There are three options in front of the BCCI: to accept all the changes in constitution, or to vote against it and brazen it out on the next hearing on October 6, or to request the Supreme Court of its willingness to make the constitutional changes with a few amendments. The bench has given BCCI time till October 6 to file its reply to the Lodha panel’s status report, which has recommended structural reforms in the Board.
Reaching a consensus will be a challenge for BCCI president Anurag Thakur and secretary Ajay Shirke. Most state associations have some issues or the other in implementing the recommendations. The units most affected are the states of Maharashtra and Gujarat, owing to the one state, one vote policy.
Mumbai, Maharashtra and Vidarbha will have one vote among them as will Baroda, Gujarat and Saurashtra.
Why would the units from South or North be concerned with the West Zone’s problem? In fact, there’s no consensus even among the West Zone members. While BCCI will be having their meeting, Vidarbha will be holding their own Special General Meeting to vote for going ahead with the implementation of the reforms.
As a South Zone official remarked: “The one state, one vote change is not affecting us. Anyway, there’s not much that can be done except follow the Court ruling. Whatever is recommended, and depending on the decision taken in the SGM we are prepared to implement.”

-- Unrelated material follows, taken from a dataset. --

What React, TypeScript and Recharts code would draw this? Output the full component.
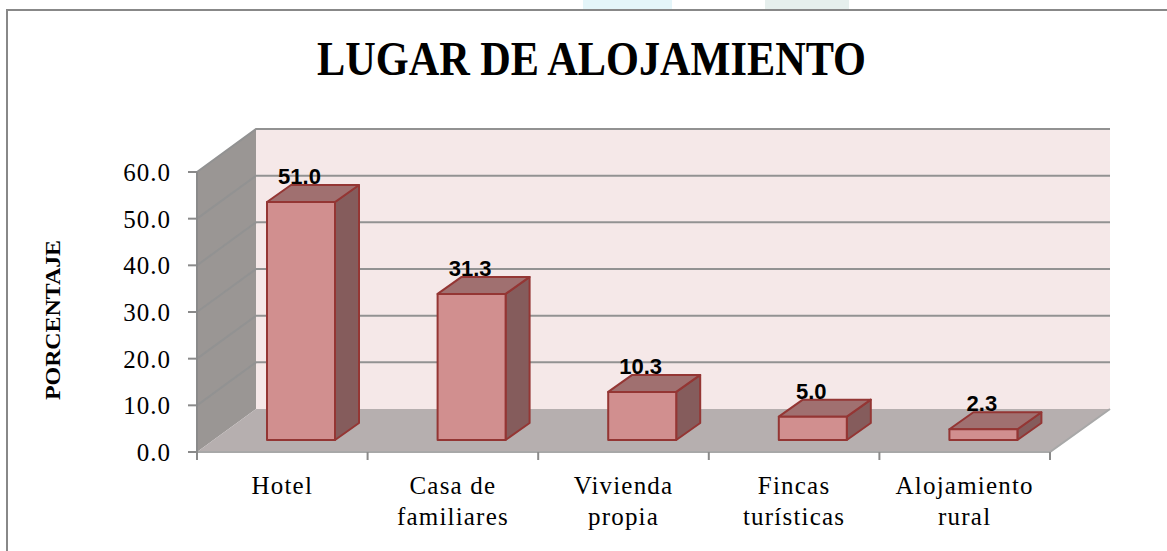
import React from "react";
import { BarChart, Bar, XAxis, YAxis, CartesianGrid, LabelList } from "recharts";

const categories = ["Hotel", "Casa de familiares", "Vivienda propia", "Fincas turísticas", "Alojamiento rural"];
const categoryLines = [["Hotel"], ["Casa de", "familiares"], ["Vivienda", "propia"], ["Fincas", "turísticas"], ["Alojamiento", "rural"]];
const values = [51.0, 31.3, 10.3, 5.0, 2.3];
const yTicks = [0, 10, 20, 30, 40, 50, 60];
const titleText = "LUGAR DE ALOJAMIENTO";
const yTitle = "PORCENTAJE";

const data = categories.map((name, i) => ({ name, value: values[i] }));

const W = 1167, H = 551;
const L = 197, R = 1050, T = 172, B = 452;
const DX = 59, DY = 43; // wall depth
const BDX = 24, BDY = 17; // bar depth
const OX = 19, OY = 12; // bar offset from axis plane
const serif = "'Liberation Serif', serif";
const axisGrey = "#8a8a8a";

function Walls() {
  return (
    <g>
      <polygon points={`${L + DX},${T - DY} ${R + DX + 1},${T - DY} ${R + DX + 1},${B - DY} ${L + DX},${B - DY}`} fill="#f5e8e8" />
      <polygon points={`${L},${T} ${L + DX},${T - DY} ${L + DX},${B - DY} ${L},${B}`} fill="#9a9694" />
      <polygon points={`${L},${B} ${L + DX},${B - DY} ${R + DX + 1},${B - DY} ${R},${B}`} fill="#b6afaf" />
      <polyline points={`${L},${B} ${R},${B} ${R + DX + 1},${B - DY}`} fill="none" stroke="#a8a8a8" strokeWidth={2} />
    </g>
  );
}

function gridLine(p: any) {
  const { x1, x2, y1, index } = p;
  return (
    <g>
      {index === 0 && <Walls />}
      {y1 < B - 1 && (
        <polyline points={`${x1},${y1} ${x1 + DX},${y1 - DY} ${x2 + DX + 1},${y1 - DY}`}
          fill="none" stroke="#929292" strokeWidth={2} />
      )}
    </g>
  );
}

function Bar3D(p: any) {
  const { x, y, width, height } = p;
  const x0 = x + OX, y0 = y - OY, x1 = x0 + width, y1 = y0 + height;
  const stroke = "#943634";
  return (
    <g strokeWidth={2} stroke={stroke} strokeLinejoin="round">
      <polygon points={`${x1},${y0} ${x1 + BDX},${y0 - BDY} ${x1 + BDX},${y1 - BDY} ${x1},${y1}`} fill="#855c5c" />
      <polygon points={`${x0},${y0} ${x0 + BDX},${y0 - BDY} ${x1 + BDX},${y0 - BDY} ${x1},${y0}`} fill="#a07070" />
      <rect x={x0} y={y0} width={width} height={height} fill="#d18f8f" />
    </g>
  );
}

function XTick(p: any) {
  const { x, payload } = p;
  const lines = categoryLines[payload.index] ?? [payload.value];
  const band = (R - L) / categories.length;
  const left = x - band / 2;
  return (
    <g>
      <line x1={left} x2={left} y1={B} y2={B + 8} stroke={axisGrey} strokeWidth={2} />
      {payload.index === categories.length - 1 && (
        <line x1={left + band} x2={left + band} y1={B} y2={B + 8} stroke={axisGrey} strokeWidth={2} />
      )}
      {lines.map((t: string, i: number) => (
        <text key={i} x={x} y={494 + i * 31} textAnchor="middle" fontFamily={serif} fontSize={25} letterSpacing={1.2} fill="#000">{t}</text>
      ))}
    </g>
  );
}

function ValueLabel(p: any) {
  const { x, y, width, value } = p;
  return (
    <text x={x + OX + width / 2 - 1.5} y={y - OY - 18} textAnchor="middle" fontFamily="'Liberation Sans', sans-serif"
      fontWeight="bold" fontSize={22} fill="#000">{Number(value).toFixed(1)}</text>
  );
}

function YTick(p: any) {
  const { y, payload } = p;
  return (
    <text x={171} y={y + 9} textAnchor="end" fontFamily={serif} fontSize={25} letterSpacing={1} fill="#000">{payload.value.toFixed(1)}</text>
  );
}

export default function App() {
  return (
    <div style={{ position: "absolute", left: 0, top: 0, width: W, height: H, overflow: "hidden", background: "#fff" }}>
      <div style={{ position: "absolute", left: 583, top: 0, width: 89, height: 9, background: "#e4f5f9" }} />
      <div style={{ position: "absolute", left: 765, top: 0, width: 84, height: 9, background: "#e6efed" }} />
      <div style={{ position: "absolute", left: 6, top: 9, width: W, height: H, border: "2px solid #888", boxSizing: "border-box" }} />
      <BarChart width={W} height={H} data={data} margin={{ left: 0, right: W - R, top: T, bottom: 0 }}
        style={{ position: "absolute", left: 0, top: 0 }}>
        <CartesianGrid horizontal={gridLine as any} vertical={false} syncWithTicks />
        <XAxis dataKey="name" interval={0} tick={XTick as any} tickLine={false} axisLine={false} height={H - B} />
        <YAxis type="number" domain={[0, 60]} ticks={yTicks} width={L} interval={0} axisLine={{ stroke: axisGrey, strokeWidth: 2 }}
          tickLine={{ stroke: axisGrey, strokeWidth: 2 }} tickSize={9} tick={YTick as any} />
        <Bar dataKey="value" barSize={68} shape={Bar3D as any} isAnimationActive={false}>
          <LabelList dataKey="value" content={ValueLabel as any} />
        </Bar>
        <text x={591.5} y={75} textAnchor="middle" textLength={549} lengthAdjust="spacingAndGlyphs" fontFamily={serif} fontWeight="bold" fontSize={48} fill="#000">{titleText}</text>
        <text transform="translate(60,320) rotate(-90)" textAnchor="middle" textLength={160} lengthAdjust="spacingAndGlyphs" fontFamily={serif} fontWeight="bold" fontSize={21} fill="#000">{yTitle}</text>
      </BarChart>
    </div>
  );
}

The rule which is affecting all the state associations is the term of nine years with a cooling-off period after three. If it is adopted, 16 of the 19 Vidarbha members will be out. In Tamil Nadu, 95% of the current office bearers will be disqualified, including president N Srinivasan (who is also above the age restriction of 70 years).
Hence, in the SGM, the members could decide to convey to the Supreme Court on October 6 that they are prepared to make amendments with this exception.
It is learnt that in the SGM, the BCCI is not going to review the transactions conducted and appointments made in their Annual General Meeting. There’s no provision for doing it in the SGM.
The BCCI will be also be finalising their point-by-point reply to the status report to come up with strong arguments on the October 6 hearing.
It remains to be seen if Shirke will offer to resign following the Court’s declaration that any new appointment carried out during the AGM will be quashed. Shrike was elected secretary unopposed on September 21.